NAIROBI, Kenya Mar 31 – The money which had been stolen Friday while on transit to Garissa from Nairobi was recovered on Friday evening at Ndarugo area within Mang’u, off the Thika superhighway.
The money totaling Sh36.4 million was being transported by security firm Wells Fargo and was diverted by Administration Police officers who abandoned the van carrying it and fled after failing to access the cash box.
“It has been a long day, we have spent hours looking for this money and these vehicles, but as you can see we have finally recovered the whole amount,” Thika OCPD Paul Leting told journalists at the scene.
The money in a blue cash box that was locked with two padlocks was found abandoned less than 500 metres from the Thika superhighway, in one of the major security operations conducted in the country lately.
Police said it took them more time to get the money because a tracking devise installed on the Cash in Transit vehicle kept misdirecting them.
“It sent several signals, including that it was somewhere in Naivasha but finally it relayed a proper signal and that is why we have found the money,” Leting said
The second vehicle, a chase car was found abandoned at Bendoh estate in Thika town where one security officer was found handcuffed and locked up inside.
“The other three crew members were abandoned in a Juja farm,” he said.
A police officer who was among the first detectives to arrive at the scene said the crew members had their eyes sealed with a masking tape.
“They had been beaten up but none of them had life-threatening injuries. They are okay, although they have alleged that they were beaten up,” Leting said.
On interrogation, the Wells Fargo crew members told police they picked up the money from their offices on Mombasa road in the morning and set off for the journey to Garissa.
“However, one of the AP officers on the way said he wanted to pick a letter at Juja and when they stopped, a black vehicle stopped next to them with six people on board and that is when one of them jumped and took control of the vehicle carrying the cash, the other ones entered the other vehicle and sped off to Thika where they abandoned a crew member and fled,” he said.
“We are still interrogating them to help us find the six AP’s,” Leting said.
Police said they were treating them as witnesses “unless there is any development to change this in the course of the investigation.”
Wells Fargo General Manager Patrick Mururo told Capital News “we are grateful for the work the police has done for them to have recovered all this money.”
He said the money belonged to Equity and was being transported to Garissa.
Equity’s head of security operations Maj Marcus Mutua on his part sought to clarify that “it should be understood clearly that no money has been stolen from Equity bank.”
“These money was being transported by Wells Fargo to our branch in Garissa,” Maj Mutua told reporters at the Equity Bank, Thika branch where the money was counted and verified.
Police said they were investigating reports that the people said to have been AP’s may not actually be genuine officers because all officers deployed on escort duties from Nairobi had been accounted for.
They said they were also investigating to establish if all proper procedures were followed handling the money from the bank and to the security firm which is reported to have collected it and kept it overnight for onward transportation to Garissa.

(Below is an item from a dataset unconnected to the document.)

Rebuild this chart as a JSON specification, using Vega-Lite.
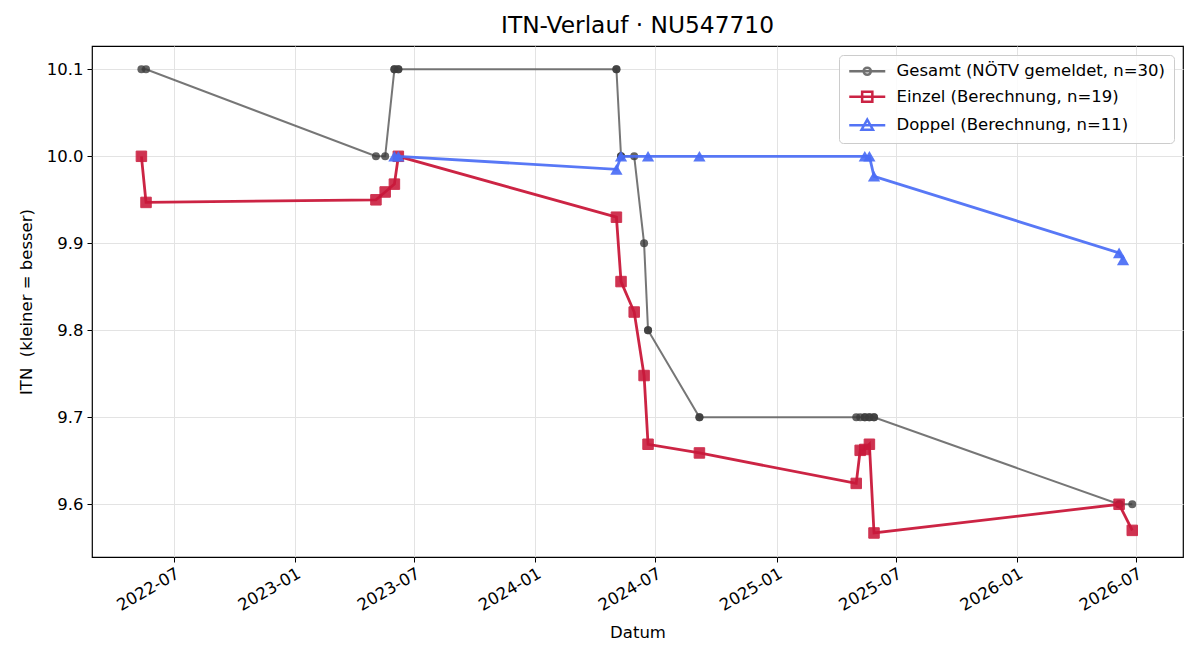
{
  "$schema": "https://vega.github.io/schema/vega-lite/v6.json",
  "autosize": "none",
  "padding": {"left": 92, "top": 46, "right": 17, "bottom": 103},
  "width": 1091,
  "height": 511,
  "background": "white",
  "title": {
    "text": "ITN-Verlauf · NU547710",
    "font": "DejaVu Sans",
    "fontSize": 23.3,
    "fontWeight": "normal",
    "color": "#000000",
    "anchor": "middle",
    "offset": 8
  },
  "config": {
    "font": "DejaVu Sans",
    "view": {"stroke": "#000000", "strokeWidth": 1.2},
    "axis": {
      "domain": false,
      "labelFont": "DejaVu Sans",
      "labelFontSize": 16.5,
      "labelColor": "#000000",
      "tickColor": "#000000",
      "tickSize": 5,
      "tickWidth": 1,
      "titleFont": "DejaVu Sans",
      "titleFontSize": 16.5,
      "titleFontWeight": "normal",
      "titleColor": "#000000",
      "gridColor": "#e3e3e3",
      "gridWidth": 1
    },
    "legend": {
      "labelFont": "DejaVu Sans",
      "labelFontSize": 16.5,
      "labelColor": "#000000",
      "labelLimit": 0
    }
  },
  "data": {
    "values": [
      {"serie": "Gesamt", "datum": "2022-05-13", "itn": 10.1},
      {"serie": "Gesamt", "datum": "2022-05-20", "itn": 10.1},
      {"serie": "Gesamt", "datum": "2023-05-04", "itn": 10.0},
      {"serie": "Gesamt", "datum": "2023-05-18", "itn": 10.0},
      {"serie": "Gesamt", "datum": "2023-06-01", "itn": 10.1},
      {"serie": "Gesamt", "datum": "2023-06-01", "itn": 10.1},
      {"serie": "Gesamt", "datum": "2023-06-07", "itn": 10.1},
      {"serie": "Gesamt", "datum": "2023-06-07", "itn": 10.1},
      {"serie": "Gesamt", "datum": "2024-05-03", "itn": 10.1},
      {"serie": "Gesamt", "datum": "2024-05-03", "itn": 10.1},
      {"serie": "Gesamt", "datum": "2024-05-10", "itn": 10.0},
      {"serie": "Gesamt", "datum": "2024-05-10", "itn": 10.0},
      {"serie": "Gesamt", "datum": "2024-05-30", "itn": 10.0},
      {"serie": "Gesamt", "datum": "2024-06-14", "itn": 9.9},
      {"serie": "Gesamt", "datum": "2024-06-20", "itn": 9.8},
      {"serie": "Gesamt", "datum": "2024-06-20", "itn": 9.8},
      {"serie": "Gesamt", "datum": "2024-09-06", "itn": 9.7},
      {"serie": "Gesamt", "datum": "2024-09-06", "itn": 9.7},
      {"serie": "Gesamt", "datum": "2025-05-02", "itn": 9.7},
      {"serie": "Gesamt", "datum": "2025-05-08", "itn": 9.7},
      {"serie": "Gesamt", "datum": "2025-05-15", "itn": 9.7},
      {"serie": "Gesamt", "datum": "2025-05-15", "itn": 9.7},
      {"serie": "Gesamt", "datum": "2025-05-22", "itn": 9.7},
      {"serie": "Gesamt", "datum": "2025-05-22", "itn": 9.7},
      {"serie": "Gesamt", "datum": "2025-05-29", "itn": 9.7},
      {"serie": "Gesamt", "datum": "2025-05-29", "itn": 9.7},
      {"serie": "Gesamt", "datum": "2026-06-05", "itn": 9.6},
      {"serie": "Gesamt", "datum": "2026-06-05", "itn": 9.6},
      {"serie": "Gesamt", "datum": "2026-06-06", "itn": 9.6},
      {"serie": "Gesamt", "datum": "2026-06-25", "itn": 9.6},

      {"serie": "Einzel", "datum": "2022-05-13", "itn": 10.0},
      {"serie": "Einzel", "datum": "2022-05-20", "itn": 9.947},
      {"serie": "Einzel", "datum": "2023-05-04", "itn": 9.95},
      {"serie": "Einzel", "datum": "2023-05-18", "itn": 9.959},
      {"serie": "Einzel", "datum": "2023-06-01", "itn": 9.968},
      {"serie": "Einzel", "datum": "2023-06-07", "itn": 10.0},
      {"serie": "Einzel", "datum": "2024-05-03", "itn": 9.93},
      {"serie": "Einzel", "datum": "2024-05-10", "itn": 9.856},
      {"serie": "Einzel", "datum": "2024-05-30", "itn": 9.821},
      {"serie": "Einzel", "datum": "2024-06-14", "itn": 9.748},
      {"serie": "Einzel", "datum": "2024-06-20", "itn": 9.669},
      {"serie": "Einzel", "datum": "2024-09-06", "itn": 9.659},
      {"serie": "Einzel", "datum": "2025-05-02", "itn": 9.624},
      {"serie": "Einzel", "datum": "2025-05-08", "itn": 9.662},
      {"serie": "Einzel", "datum": "2025-05-15", "itn": 9.663},
      {"serie": "Einzel", "datum": "2025-05-22", "itn": 9.669},
      {"serie": "Einzel", "datum": "2025-05-29", "itn": 9.567},
      {"serie": "Einzel", "datum": "2026-06-05", "itn": 9.6},
      {"serie": "Einzel", "datum": "2026-06-25", "itn": 9.57},

      {"serie": "Doppel", "datum": "2023-06-01", "itn": 10.0},
      {"serie": "Doppel", "datum": "2023-06-07", "itn": 10.0},
      {"serie": "Doppel", "datum": "2024-05-03", "itn": 9.985},
      {"serie": "Doppel", "datum": "2024-05-10", "itn": 10.0},
      {"serie": "Doppel", "datum": "2024-06-20", "itn": 10.0},
      {"serie": "Doppel", "datum": "2024-09-06", "itn": 10.0},
      {"serie": "Doppel", "datum": "2025-05-15", "itn": 10.0},
      {"serie": "Doppel", "datum": "2025-05-22", "itn": 10.0},
      {"serie": "Doppel", "datum": "2025-05-29", "itn": 9.977},
      {"serie": "Doppel", "datum": "2026-06-05", "itn": 9.889},
      {"serie": "Doppel", "datum": "2026-06-11", "itn": 9.881}
    ]
  },
  "encoding": {
    "x": {
      "field": "datum",
      "type": "temporal",
      "scale": {
        "type": "utc",
        "domain": [
          {"year": 2022, "month": 2, "date": 27, "utc": true},
          {"year": 2026, "month": 9, "date": 10, "utc": true}
        ]
      },
      "axis": {
        "title": "Datum",
        "titlePadding": 11,
        "format": "%Y-%m",
        "values": [
          {"year": 2022, "month": 7, "date": 1, "utc": true},
          {"year": 2023, "month": 1, "date": 1, "utc": true},
          {"year": 2023, "month": 7, "date": 1, "utc": true},
          {"year": 2024, "month": 1, "date": 1, "utc": true},
          {"year": 2024, "month": 7, "date": 1, "utc": true},
          {"year": 2025, "month": 1, "date": 1, "utc": true},
          {"year": 2025, "month": 7, "date": 1, "utc": true},
          {"year": 2026, "month": 1, "date": 1, "utc": true},
          {"year": 2026, "month": 7, "date": 1, "utc": true}
        ],
        "labelAngle": -30,
        "labelAlign": "right",
        "labelBaseline": "top",
        "labelPadding": 3
      }
    },
    "y": {
      "field": "itn",
      "type": "quantitative",
      "scale": {"domain": [9.5394, 10.1268], "nice": false, "zero": false},
      "axis": {
        "title": "ITN\u00a0\u00a0(kleiner = besser)",
        "values": [9.6, 9.7, 9.8, 9.9, 10.0, 10.1],
        "format": ".1f",
        "titlePadding": 12,
        "labelPadding": 4
      }
    }
  },
  "layer": [
    {
      "transform": [{"filter": "datum.serie === 'Gesamt'"}],
      "mark": {"type": "line", "strokeWidth": 2, "opacity": 0.85, "color": "#5e5e5e"}
    },
    {
      "transform": [{"filter": "datum.serie === 'Gesamt'"}],
      "mark": {"type": "point", "shape": "circle", "filled": true, "size": 64, "color": "#3c3c3c", "opacity": 0.8}
    },
    {
      "transform": [{"filter": "datum.serie === 'Einzel'"}],
      "mark": {"type": "line", "strokeWidth": 2.8, "opacity": 0.95, "color": "#c9183a"}
    },
    {
      "transform": [{"filter": "datum.serie === 'Einzel'"}],
      "mark": {"type": "point", "shape": "square", "filled": true, "size": 110, "color": "#c9183a", "opacity": 0.88, "stroke": "#c9183a", "strokeWidth": 1}
    },
    {
      "transform": [{"filter": "datum.serie === 'Doppel'"}],
      "mark": {"type": "line", "strokeWidth": 2.8, "opacity": 0.92, "color": "#4a6cf5"}
    },
    {
      "transform": [{"filter": "datum.serie === 'Doppel'"}],
      "mark": {"type": "point", "shape": "triangle-up", "filled": true, "size": 150, "color": "#4a6cf5", "opacity": 0.92}
    },
    {
      "mark": {"type": "point", "filled": false, "opacity": 0, "size": 144, "strokeWidth": 2.5},
      "encoding": {
        "color": {
          "field": "serie",
          "type": "nominal",
          "scale": {
            "domain": ["Gesamt", "Einzel", "Doppel"],
            "range": ["#6a6a6a", "#c9183a", "#4a6cf5"]
          },
          "legend": {
            "title": null,
            "orient": "top-right",
            "offset": 9,
            "padding": 8,
            "fillColor": "rgba(255,255,255,0.85)",
            "strokeColor": "#cccccc",
            "cornerRadius": 4,
            "rowPadding": 6.5,
            "labelOffset": 33,
            "symbolSize": 144,
            "symbolStrokeWidth": 2.5,
            "symbolOpacity": 0.95,
            "labelExpr": "datum.value === 'Gesamt' ? 'Gesamt (NÖTV gemeldet, n=30)' : datum.value === 'Einzel' ? 'Einzel (Berechnung, n=19)' : 'Doppel (Berechnung, n=11)'"
          }
        },
        "shape": {
          "field": "serie",
          "type": "nominal",
          "scale": {
            "domain": ["Gesamt", "Einzel", "Doppel"],
            "range": [
              "M-1,0H5M2.6,0A0.6,0.6,0,1,1,1.4,0A0.6,0.6,0,1,1,2.6,0Z",
              "M-1,0H5M1.15,-0.85H2.85V0.85H1.15Z",
              "M-1,0H5M2,-0.95L2.95,0.75L1.05,0.75Z"
            ]
          },
          "legend": {
            "title": null,
            "orient": "top-right",
            "offset": 9,
            "padding": 8,
            "fillColor": "rgba(255,255,255,0.85)",
            "strokeColor": "#cccccc",
            "cornerRadius": 4,
            "rowPadding": 6.5,
            "labelOffset": 33,
            "symbolSize": 144,
            "symbolStrokeWidth": 2.5,
            "symbolOpacity": 0.95,
            "labelExpr": "datum.value === 'Gesamt' ? 'Gesamt (NÖTV gemeldet, n=30)' : datum.value === 'Einzel' ? 'Einzel (Berechnung, n=19)' : 'Doppel (Berechnung, n=11)'"
          }
        }
      }
    }
  ]
}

Administration Police officers on escort duties are usually picked up from their Embakasi base early in the morning and their force numbers must be recorded where they are picked and when they are assigned to escort money or any other goods.
“These are some of the issues we are investigating, we will be talking to a number of people both at the security firm and in the bank,” one senior officer involved in the investigation said.
No prime suspect had been arrested by Friday evening police said they were still interrogating the Wells Fargo crew at the Thika Police station where they were likely to spend the night.